Antal van den Bosch* and Alexander Greefhorst*
*Radboud University Nijmegen - BP 9103 NL-6500 HD Nijmegen, Pays-Bas
Predicting liaison in French is a non-trivial problem to model. We compare a memory-based machine-learning algorithm with a rule-based baseline. The memory-based learner is trained to predict whether liaison occurs between two words on the basis of lexical, orthographic, morphosyntactic, and sociolinguistic features. Best performance is obtained using only a selection of lexical and syntactic features (a window of the five last letters of a word and the five first letters of the following word, whether the liaison is obligatory or optional, Part-of-Speech tags, the number of syllables in a word and the Levenshtein distance to the 20 nearest phonological neighbors.

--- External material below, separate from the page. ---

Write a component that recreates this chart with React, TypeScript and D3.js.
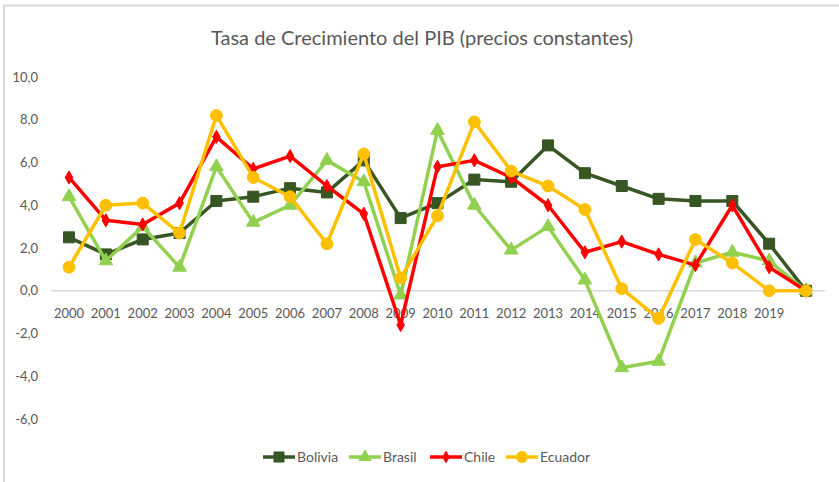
import React from "react";
import * as d3 from "d3";

const categories = ["2000","2001","2002","2003","2004","2005","2006","2007","2008","2009","2010","2011","2012","2013","2014","2015","2016","2017","2018","2019",""];
const bolivia = [2.5,1.7,2.4,2.7,4.2,4.4,4.8,4.6,6.1,3.4,4.1,5.2,5.1,6.8,5.5,4.9,4.3,4.2,4.2,2.2,0];
const brasil = [4.4,1.4,3.0,1.1,5.8,3.2,4.0,6.1,5.1,-0.2,7.5,4.0,1.9,3.0,0.5,-3.6,-3.3,1.3,1.8,1.4,0];
const chile = [5.3,3.3,3.1,4.1,7.2,5.7,6.3,4.9,3.6,-1.6,5.8,6.1,5.3,4.0,1.8,2.3,1.7,1.2,4.0,1.1,0];
const ecuador = [1.1,4.0,4.1,2.7,8.2,5.3,4.4,2.2,6.4,0.6,3.5,7.9,5.6,4.9,3.8,0.1,-1.3,2.4,1.3,0.0,0];
const yTicks = [-6,-4,-2,0,2,4,6,8,10];
const seriesNames = ["Bolivia","Brasil","Chile","Ecuador"];
const title = "Tasa de Crecimiento del PIB (precios constantes)";

const W = 839, H = 482;
const FONT = "Lato, 'Open Sans', sans-serif";
const TEXT = "#595959";

type Series = { name: string; values: number[]; color: string; symbol: d3.SymbolType; size: number };

const series: Series[] = [
  { name: seriesNames[0], values: bolivia, color: "#375623", symbol: d3.symbolSquare, size: 121 },
  { name: seriesNames[1], values: brasil, color: "#92D050", symbol: d3.symbolTriangle, size: 80 },
  { name: seriesNames[2], values: chile, color: "#FF0000", symbol: d3.symbolDiamond, size: 50 },
  { name: seriesNames[3], values: ecuador, color: "#FFC000", symbol: d3.symbolCircle, size: 110 },
];

const legendX = [263, 349, 430, 506];

export default function App() {
  const keys = categories.map((c, i) => c + "_" + i);
  const x = d3.scalePoint<string>().domain(keys).range([69, 806]);
  const y = d3.scaleLinear().domain([-6, 10]).range([419, 77]);
  const line = d3.line<number>().x((_, i) => x(keys[i]) as number).y(d => y(d));
  const fmt = (v: number) => d3.format(".1f")(v).replace(".", ",").replace("\u2212", "-");

  return (
    <svg width={W} height={H} style={{ position: "absolute", left: 0, top: 0, background: "#fff" }}>
      <rect x={0} y={0} width={W} height={H} fill="#fff" />
      <line x1={4} y1={5.5} x2={W} y2={5.5} stroke="#d9d9d9" strokeWidth={2} />
      <line x1={4} y1={5} x2={4} y2={H} stroke="#d9d9d9" strokeWidth={2} />
      <text x={422} y={45} textAnchor="middle" fontFamily={FONT} fontSize={20} fill={TEXT}>{title}</text>
      {yTicks.map(t => (
        <text key={t} x={38} y={y(t)} dy="0.35em" textAnchor="end" fontFamily={FONT} fontSize={13} fill={TEXT}>{fmt(t)}</text>
      ))}
      <line x1={51} x2={825} y1={y(0)} y2={y(0)} stroke="#d9d9d9" strokeWidth={1.5} />
      {categories.map((c, i) => (
        <text key={i} x={x(keys[i]) as number} y={313} dy="0.35em" textAnchor="middle" fontFamily={FONT} fontSize={13} fill={TEXT}>{c}</text>
      ))}
      {series.map(s => (
        <g key={s.name}>
          <path d={line(s.values) || ""} fill="none" stroke={s.color} strokeWidth={3.5} strokeLinejoin="round" />
          {s.values.map((v, i) => (
            <path key={i} d={d3.symbol().type(s.symbol).size(s.size)() || ""} transform={`translate(${x(keys[i])},${y(v)})`} fill={s.color} stroke={s.color} strokeWidth={1} />
          ))}
        </g>
      ))}
      {series.map((s, i) => (
        <g key={s.name} transform={`translate(${legendX[i]},457)`}>
          <line x1={0} x2={32} y1={0} y2={0} stroke={s.color} strokeWidth={3.5} />
          <path d={d3.symbol().type(s.symbol).size(s.size)() || ""} transform="translate(16,0)" fill={s.color} />
          <text x={34} y={0} dy="0.35em" fontFamily={FONT} fontSize={14} fill={TEXT}>{s.name}</text>
        </g>
      ))}
    </svg>
  );
}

Counter to our expectations, including sociolinguistic features even lowered the precision and recall of our predictions. Selecting only lexical and syntactic features yields a best overall performance at a precision of .80, with recall at .85. The F-scores, the harmonic mean of precision and recall, of the memory-based algorithm are higher than that of a baseline based on the rules of Grevisse and Goosse (2011), IGTree (a decision-tree learner) and the Naive Bayes classifier. Ripper, a more sophisticated rule induction algorithm, was able to produce similar results to our memory-based algorithm, but when it comes to optional liaison contexts, Ripper misses more instances in which real speakers would produce a liaison. It appears that predicting liaison benefits from being able to generalize from specific examples in context.